Government agent at Jaffna, P.A. Dyke
Government agent, John Penry Lewis, aged 50, transferred to Kandy
Government agent Ferdinando Hamlyn Price, aged 51.
Assistant Government agent for Mannar, John Scott, aged 28
Assitant Government agent for Mullaitivu, R.A.G.Festing, aged 30
Assistant superintendent of Police, James Stewart Bowes
Assistant Conservator of Forests, G.D. Templer
District judge and police magistrate, Sanders, aged 49.
Provincial engineer, Waddell
Police magistrate, B.J. Dutton
Office Assistant to Government agent, Wilfrid Thomas Southorn (Tom Southorn)
Lady missionary, Miss Case, aged about 26 or 27.
Lady missionary, Miss Beeching, aged about 26 or 27; subsequently married Police magistrate B.J. Dutton.
Widowed mother and two young English girls, one was Gwen.
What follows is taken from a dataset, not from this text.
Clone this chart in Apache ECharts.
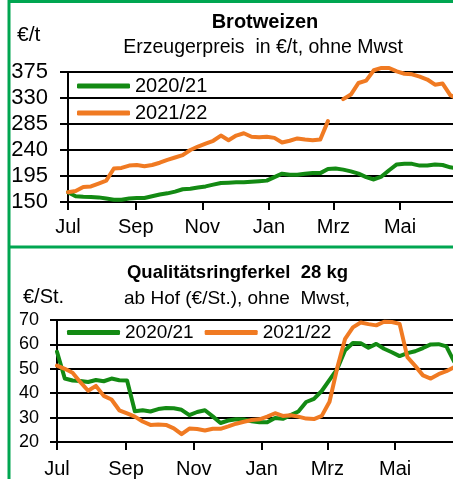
<!DOCTYPE html>
<html>
<head>
<meta charset="utf-8">
<script src="https://cdn.jsdelivr.net/npm/echarts@6/dist/echarts.min.js"></script>
<style>
html,body{margin:0;padding:0;background:#fff;}
#c{width:453px;height:479px;}
</style>
</head>
<body>
<div id="c"></div>
<script>
// ---- data (weekly, starting 1 July) ----
const seriesNames = ['2020/21', '2021/22'];
const monthLabels = ['Jul', 'Sep', 'Nov', 'Jan', 'Mrz', 'Mai'];
const monthDays = [0, 62, 123, 184, 243, 304];           // day offset of month start from 1 July
const wheatTicks = [150, 195, 240, 285, 330, 375];

const wheat2021 = [167,160,159,158.5,158,156,154,154,156,157,157,160,163,165,168,172,173,175,177,180,
  183,183.5,184,184,185,186,187,193,199,197,197,199,200,200,207,208,206,203,199,193,
  189,194,205,215,216,216,213,213,215,214,210,208];
const wheat2122 = [167,169,176,177,182,187,208,209,213,214,212,214,218,223,227,231,240,246,251,256,
  265,257,265,269,263,262,263,261,253,256,260,258,257,258,290,null,328,336,356,360,
  378,382,382,376,372,371,367,362,353,355,335,328];

const pig2021 = [57,46,45.2,45,44.6,45.4,44.9,46,45.3,45.2,32.6,33,32.5,33.5,33.9,33.8,33.2,31,32.3,33,
  30.5,27.8,28.8,29.3,29.2,28.5,28.1,28.1,29.8,29.5,31,32.5,36.4,37.7,40.9,45.5,50,57.6,60.6,60.5,
  58.6,60.2,58.2,56.8,55.2,56.4,57.2,58.5,60,60.1,59.2,53];
const pig2122 = [51.3,50,48.4,44.5,41,43,38.9,37.4,33,31.7,30.4,28.4,27,27.2,27,25.6,23.2,25.5,25.3,24.7,
  25.4,25.4,26.4,27.5,28.3,29,29.3,30.4,31.8,30.7,31,30.4,29.6,29.4,30.7,36.5,50.5,62.3,67,69,
  68.3,67.8,69.3,69.2,68.4,54.8,51.2,47.3,46,47.8,49,50.7];

const GREEN = '#138a13';
const ORANGE = '#f07a22';
const BORDER = '#00a651';
const SANS = '"Liberation Sans",Arial,sans-serif';

const toPairs = arr => arr.map((v, i) => [i * 7, v]);
const monthName = v => { const k = monthDays.indexOf(Math.round(v)); return k >= 0 ? monthLabels[k] : ''; };

function xAxisCfg(gridIndex, max, margin) {
  return {
    type: 'value', gridIndex, min: 0, max,
    axisLine: {show: true, lineStyle: {color: '#000', width: 2}},
    axisTick: {show: true, length: 8, lineStyle: {color: '#000', width: 2}, customValues: monthDays},
    axisLabel: {customValues: monthDays, formatter: monthName, color: '#000',
      fontFamily: SANS, fontSize: 20, margin},
    splitLine: {show: false}
  };
}
function lineSeries(name, data, color, xi, yi) {
  return {
    name, type: 'line', data: toPairs(data), xAxisIndex: xi, yAxisIndex: yi,
    symbol: 'none', connectNulls: false, clip: false, color,
    lineStyle: {width: 4, color, cap: 'round', join: 'round'}
  };
}

const chart = echarts.init(document.getElementById('c'), null, {renderer: 'canvas'});
chart.setOption({
  animation: false,
  backgroundColor: '#fff',
  grid: [
    {left: 68, top: 72, right: 0, height: 130},
    {left: 57, top: 320, right: 0, height: 124.5}
  ],
  xAxis: [xAxisCfg(0, 352.5, 15), xAxisCfg(1, 356, 17)],
  yAxis: [
    {type: 'value', gridIndex: 0, min: 150, max: 375,
      axisLine: {show: true, lineStyle: {color: '#000', width: 2}},
      axisTick: {show: true, length: 8, lineStyle: {color: '#000', width: 2}, customValues: wheatTicks},
      axisLabel: {customValues: wheatTicks, color: '#000', fontFamily: SANS, fontSize: 22, margin: 20},
      splitLine: {show: true, lineStyle: {color: '#000', width: 2}}},
    {type: 'value', gridIndex: 1, min: 20, max: 70, interval: 10,
      axisLine: {show: true, lineStyle: {color: '#000', width: 2}},
      axisTick: {show: true, length: 7, lineStyle: {color: '#000', width: 2}},
      axisLabel: {color: '#000', fontFamily: SANS, fontSize: 18, margin: 18},
      splitLine: {show: true, lineStyle: {color: '#000', width: 2}}}
  ],
  legend: [
    {orient: 'vertical', left: 77, top: 76, padding: 0, itemGap: 7, itemWidth: 53, itemHeight: 5,
      icon: 'roundRect', data: seriesNames,
      textStyle: {color: '#000', fontFamily: SANS, fontSize: 20}},
    {orient: 'horizontal', left: 67, top: 323, padding: 0, itemGap: 11, itemWidth: 53, itemHeight: 5,
      icon: 'roundRect', data: seriesNames.map(n => ({name: n})),
      textStyle: {color: '#000', fontFamily: SANS, fontSize: 19}}
  ],
  series: [
    lineSeries(seriesNames[0], wheat2021, GREEN, 0, 0),
    lineSeries(seriesNames[1], wheat2122, ORANGE, 0, 0),
    lineSeries(seriesNames[0], pig2021, GREEN, 1, 1),
    lineSeries(seriesNames[1], pig2122, ORANGE, 1, 1)
  ],
  graphic: [
    {type: 'line', shape: {x1: 9, y1: 0, x2: 9, y2: 479}, style: {stroke: BORDER, lineWidth: 3}},
    {type: 'line', shape: {x1: 8, y1: 1.5, x2: 453, y2: 1.5}, style: {stroke: BORDER, lineWidth: 3}},
    {type: 'line', shape: {x1: 8, y1: 247, x2: 453, y2: 247}, style: {stroke: BORDER, lineWidth: 3}},
    {type: 'text', x: 265, y: 22.5, style: {text: 'Brotweizen', fill: '#000', align: 'center', verticalAlign: 'middle',
      font: 'bold 20px ' + SANS}},
    {type: 'text', x: 263, y: 47.5, style: {text: 'Erzeugerpreis  in €/t, ohne Mwst', fill: '#000', align: 'center', verticalAlign: 'middle',
      font: '19.5px ' + SANS}},
    {type: 'text', x: 17, y: 35, style: {text: '€/t', fill: '#000', align: 'left', verticalAlign: 'middle',
      font: '21px ' + SANS}},
    {type: 'text', x: 237.5, y: 272.5, style: {text: 'Qualitätsringferkel  28 kg', fill: '#000', align: 'center', verticalAlign: 'middle',
      font: 'bold 18.5px ' + SANS}},
    {type: 'text', x: 237, y: 299, style: {text: 'ab Hof (€/St.), ohne  Mwst,', fill: '#000', align: 'center', verticalAlign: 'middle',
      font: '19px ' + SANS}},
    {type: 'text', x: 23, y: 297, style: {text: '€/St.', fill: '#000', align: 'left', verticalAlign: 'middle',
      font: '20px ' + SANS}}
  ]
});
</script>
</body>
</html>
Views on Autography writing
Woolf’s expressed thoughts on autobiography writing (expressed in 1961), are realistic and informative, and I do agree. It’s this:
“In writing an autobiography I find that every now and again I am in considerable doubt whether I ought or not to include some trivial or highly personal incident. Having been for 40 years both an editor who has to publish reviews by other people and a reviewer myself, I am very rarely surprised by what reviewers say. But I was slightly surprised (and much amused) to find that some reviewers of Sowing, the first volume of my autobiography, were irritated – almost outraged – by the fact that, though an intelligent man, I wrote quite simply about some incidents and my own reactions to them. For instance, the reviewer in the Times Literary Supplement said that he was ‘startled’ because I remarked that ‘I remained a virgin until the age of twenty five; the manner in which I lost my virginity in Jaffna the Tamil town in the north of Ceylon, I will related in a later chapter.’ The reviewer goes on to say: ‘Surely most people would find it natural to say either more or less about this event’, and he complains that ‘again and again throughout the book the reader is given like occasions to wonder how such an intelligent man can claim to have such simple reactions.’ What amuses me in this is the writer’s profound ignorance, not merely of my psychology, but of the way in which the mind and heart of all men, intelligent or unintelligent, work. Of course, many of the reactions of intelligent people are just as ridiculous, silly and simple as those of the most unintelligent; the only difference is that in ordinary life we are clever enough to conceal the fact from the world in general and even from the not quite intelligent enough intellectuals. But if one has the temerity to write an autobiography, then one is under an obligation not to conceal. The only point in an autobiography is to give, as far as one can, in the most simple, clear and truthful way, a picture, first of one’s own personality and of the people whom one has known, and secondly of the society and age in which one lived. To do this entails revealing as simply as possible one’s own simplicity, absurdity, trivialities nastiness.”
Coda
The identity of the reviewer of Times Literary Supplement mentioned by Woolf was not indicated. Could it be the reviewer (probably, a fan of Virginia Woolf), that he expressed a grudge that Leonard failed to save his virginity for Virginia, but lost it earlier in Jaffna, prior to his marriage to Virginia on Aug 10, 1912? I may be wrong here, but Woolf’s sentence, “What amuses me in this is the writer’s profound ignorance, not merely of my psychology, but of the way in which the mind and heart of all men, intelligent or unintelligent, work.” offers some clue. [Italics not in the original, added for emphasis.]